The cave architecture itself is also worth attention. While not every chamber survives equally well, the arrangement of niches, vaulted spaces, painted ceilings, and shrines shows how cave temples structured movement and vision. These were not blank rooms covered in art. They were carefully composed sacred interiors where architecture and painting worked together. Entering one of the caves, even in reduced condition, still carries a sense of threshold: a movement from the vast exposure of the desert cliff into a deliberately enclosed devotional world.
Finally, Bezeklik’s partial preservation is a feature, not just a limitation. The scars of damage, missing mural sections, and visible losses force visitors to confront the history of heritage itself. This is a site that teaches not only about Buddhism and the Silk Road, but about fragility, extraction, and the ethics of preservation. It can be sobering, but it also makes the surviving caves more memorable. They are not sanitized masterpieces. They are survivors.
Getting There
Bezeklik Thousand Buddha Caves are usually visited from Turpan, the main base for exploring this part of Xinjiang. The caves lie east of Turpan in a broader heritage zone that often includes the Flaming Mountains, Gaochang, and other Silk Road sites. By car or organized tour, the journey from central Turpan usually takes around 45 minutes to 1.5 hours depending on route and itinerary. Private drivers and guided tours are the simplest options, especially because many visitors combine several regional attractions in one day.

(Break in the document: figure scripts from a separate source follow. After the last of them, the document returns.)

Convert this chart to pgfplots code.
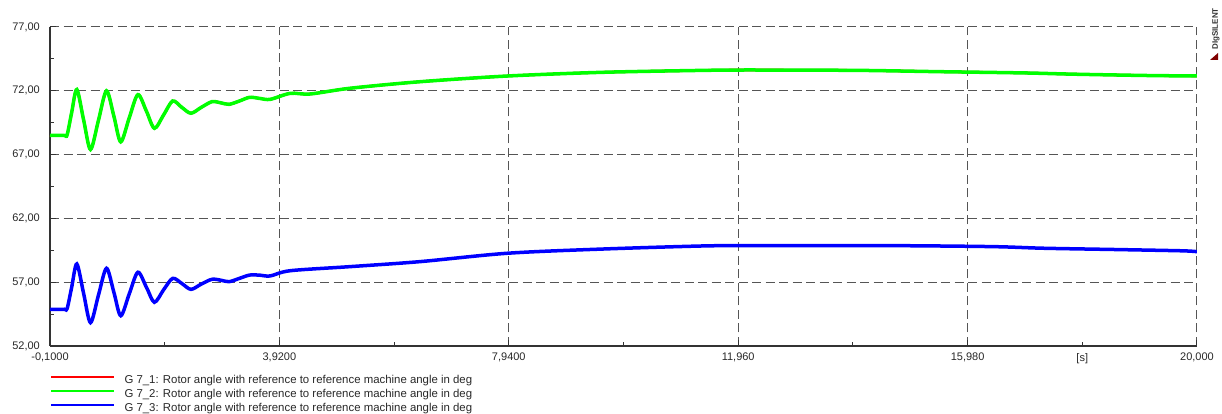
\documentclass[border=0pt]{standalone}
\usepackage{pgfplots}
\pgfplotsset{compat=1.18}
\usepackage{pgfplotstable}
\usepackage{fontspec}
\setmainfont{Liberation Sans}
\definecolor{gridgray}{RGB}{85,85,85}
\definecolor{txt}{RGB}{40,40,40}
\definecolor{sgreen}{RGB}{0,255,0}
\definecolor{sblue}{RGB}{0,0,255}
\definecolor{sred}{RGB}{255,0,0}

\pgfplotstableread{
t v
-0.10 68.50
0.15 68.50
0.20 68.55
0.28 70.30
0.37 72.10
0.49 69.70
0.61 67.40
0.75 69.70
0.89 72.00
1.02 70.00
1.14 68.00
1.29 69.90
1.44 71.70
1.59 70.40
1.73 69.06
1.89 70.10
2.05 71.20
2.21 70.70
2.37 70.24
2.55 70.70
2.74 71.15
2.90 71.05
3.04 70.94
3.22 71.20
3.40 71.49
3.58 71.40
3.76 71.33
4.11 71.80
4.46 71.75
5.16 72.20
6.38 72.71
7.92 73.16
9.59 73.45
11.34 73.60
12.17 73.63
14.06 73.60
15.46 73.50
16.97 73.40
17.86 73.30
19.10 73.20
20.00 73.16
}\greendata

\pgfplotstableread{
t v
-0.10 54.88
0.15 54.88
0.20 54.93
0.28 56.60
0.37 58.43
0.49 56.10
0.61 53.83
0.75 56.00
0.89 58.09
1.02 56.20
1.14 54.37
1.29 56.10
1.44 57.78
1.59 56.60
1.73 55.43
1.89 56.40
2.05 57.30
2.21 56.90
2.37 56.44
2.55 56.85
2.74 57.23
2.90 57.15
3.04 57.04
3.22 57.30
3.40 57.56
3.58 57.55
3.76 57.49
4.11 57.90
5.16 58.22
6.38 58.61
7.92 59.27
9.59 59.60
11.34 59.84
12.17 59.86
14.45 59.87
16.39 59.79
17.32 59.66
18.58 59.56
19.74 59.46
20.00 59.39
}\bluedata

\begin{document}
\begin{tikzpicture}[x=1pt,y=1pt]
\useasboundingbox (0,0) rectangle (1222,414);
\begin{axis}[
  at={(50pt,68pt)}, anchor=south west,
  scale only axis, width=1147pt, height=319pt,
  xmin=-0.1, xmax=20, ymin=52, ymax=77,
  axis x line=bottom, axis y line=left,
  axis line style={-, line width=1.2pt, color=black!80},
  xtick={-0.1,3.92,7.94,11.96,15.98,20},
  xticklabels={{-0,1000},{3,9200},{7,9400},{11,960},{15,980},{20,000}},
  minor xtick={1.91,5.93,9.95,13.97},
  extra x ticks={17.99}, extra x tick labels={{[s]}},
  extra x tick style={grid=none, major tick length=4pt},
  ytick={52,57,62,67,72,77},
  yticklabels={{52,00},{57,00},{62,00},{67,00},{72,00},{77,00}},
  minor ytick={54.5,59.5,64.5,69.5,74.5},
  grid=major,
  major grid style={gridgray, line width=1pt, dash pattern=on 9pt off 4.5pt},
  tick style={color=black!80, line width=1pt},
  tick align=inside,
  major tick length=6pt, minor tick length=4pt,
  tick label style={font=\fontsize{11}{12}\selectfont, text=txt, inner sep=0pt},
  yticklabel style={anchor=east, xshift=-10pt},
  xticklabel style={anchor=north, yshift=-7pt},
  legend style={at={(0,-0.092)}, anchor=north west, draw=none, fill=none,
    inner sep=0pt, outer sep=0pt, row sep=3pt,
    font=\fontsize{11.4}{12}\selectfont, text=txt,
    nodes={inner sep=0pt, text height=8.5pt, text depth=2.5pt},
    /tikz/column 1/.style={column sep=9pt}},
  legend cell align=left,
  legend image code/.code={\draw[#1, line width=2.5pt] (0pt,4pt) -- (63pt,4pt);},
]
\addplot[sred, line width=2.6pt, smooth, tension=0.5] table[x=t,y=v] {\greendata};
\addlegendentry{G 7\_1: Rotor angle with reference to reference machine angle in deg}
\addplot[sgreen, line width=3.5pt, smooth, tension=0.5] table[x=t,y=v] {\greendata};
\addlegendentry{G 7\_2: Rotor angle with reference to reference machine angle in deg}
\addplot[sblue, line width=3.5pt, smooth, tension=0.5] table[x=t,y=v] {\bluedata};
\addlegendentry{G 7\_3: Rotor angle with reference to reference machine angle in deg}
\end{axis}
\node[rotate=90, font=\fontsize{8}{9}\selectfont\bfseries, text=black!80, inner sep=0pt] at (1216,385) {DIgSILENT};
\fill[red!50!black] (1218,361) -- (1218,354) -- (1210,354) -- cycle;
\end{tikzpicture}
\end{document}
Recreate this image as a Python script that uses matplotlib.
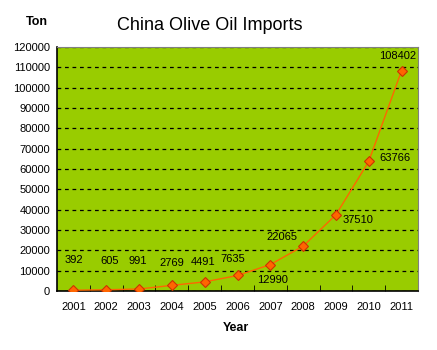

Taxi or chartered car arrangements are possible through hotels or local operators, and private tours are particularly practical if you want flexibility in pacing and interpretation. Costs vary by season and group size, but the site is generally treated as part of a Turpan excursion rather than a standalone long-haul destination. Some domestic group tours also include Bezeklik on wider Xinjiang circuits. Public transportation is less convenient for most visitors, especially if you are trying to combine multiple desert sites efficiently.
Because Bezeklik is an outdoor site in a dry environment, bring water, sun protection, and sturdy footwear. Entry and access conditions may vary, and some cave areas may have restricted photography or controlled movement for preservation reasons. It is wise to confirm current access if this is a priority stop on your itinerary.
When to Visit
The best time to visit Bezeklik is generally spring or autumn, when temperatures in the Turpan region are more manageable. April to June and September to October are usually the most comfortable windows for combining the caves with other outdoor archaeological sites in the area. During these seasons, the desert light remains dramatic but the heat is less punishing, making it easier to spend time looking carefully rather than simply enduring the climate.
Summer can be extremely hot in Turpan, one of the hottest regions in China. The caves remain visitable, but midday sightseeing can be exhausting and the exposed approach areas can feel harsh. If you travel in summer, go as early as possible, carry more water than you think you need, and plan your day strategically around indoor or shaded stops where available. Winter is quieter and can suit travelers who do not mind a starker atmosphere, but colder conditions and reduced tourist services may make the overall regional trip less straightforward.
Morning and late afternoon are the best times for light and comfort. The cliffs gain stronger definition, and the mood of the valley feels more nuanced than under flat midday sun. Whatever season you choose, Bezeklik is a site best approached with patience. Its rewards come through texture, context, and surviving traces rather than instant spectacle.
| Quick Facts | Details |
|---|---|
| Location | Near Turpan, Xinjiang Uyghur Autonomous Region, China |
| Best Known For | Silk Road Buddhist cave temples and mural remnants |
| Cultural Context | Buddhist oasis culture of the Turpan region |
| Main Artistic Periods | 5th to 14th century CE, especially Uyghur phases |
| Signature Experience | Viewing mural fragments inside desert cliff caves |
| Nearby Base | Turpan |
| Recommended Visit Length | 1 to 2 hours on site, often part of a full regional day tour |
| Best Season | Spring and autumn |
| Main Challenge | Heat, exposure, and the fragmentary condition of surviving murals |
| Practical Tip | Combine Bezeklik with other Turpan heritage stops, but give the caves enough quiet time to appreciate their historical depth |
Frequently Asked Questions
What are the Bezeklik Thousand Buddha Caves best known for?
The Bezeklik Thousand Buddha Caves are best known for their cliffside Buddhist cave temples and the surviving mural fragments that reflect the multicultural Silk Road world of the Turpan region.
Where are the Bezeklik Thousand Buddha Caves located?
They are located near Turpan in Xinjiang, China, in the Mutou Valley between the Flaming Mountains and the ancient Silk Road oasis zone.
Why are many murals at Bezeklik damaged or missing?
Many paintings were damaged over time by conflict, religious change, environmental exposure, and the removal of mural fragments during early expeditions.
How much time should you spend at Bezeklik Thousand Buddha Caves?
Most visitors spend 1 to 2 hours at the caves, usually as part of a broader Turpan day tour that also includes nearby desert and oasis heritage sites.
When is the best time to visit the Bezeklik Thousand Buddha Caves?
Spring and autumn are usually best, when temperatures in the Turpan region are more manageable and outdoor sightseeing is more comfortable.
Are the Bezeklik Thousand Buddha Caves part of the Silk Road heritage landscape?
Yes. The caves are closely tied to the wider Silk Road cultural world and the Buddhist history of the Turpan oasis, even if visitors often experience them through a broader regional itinerary.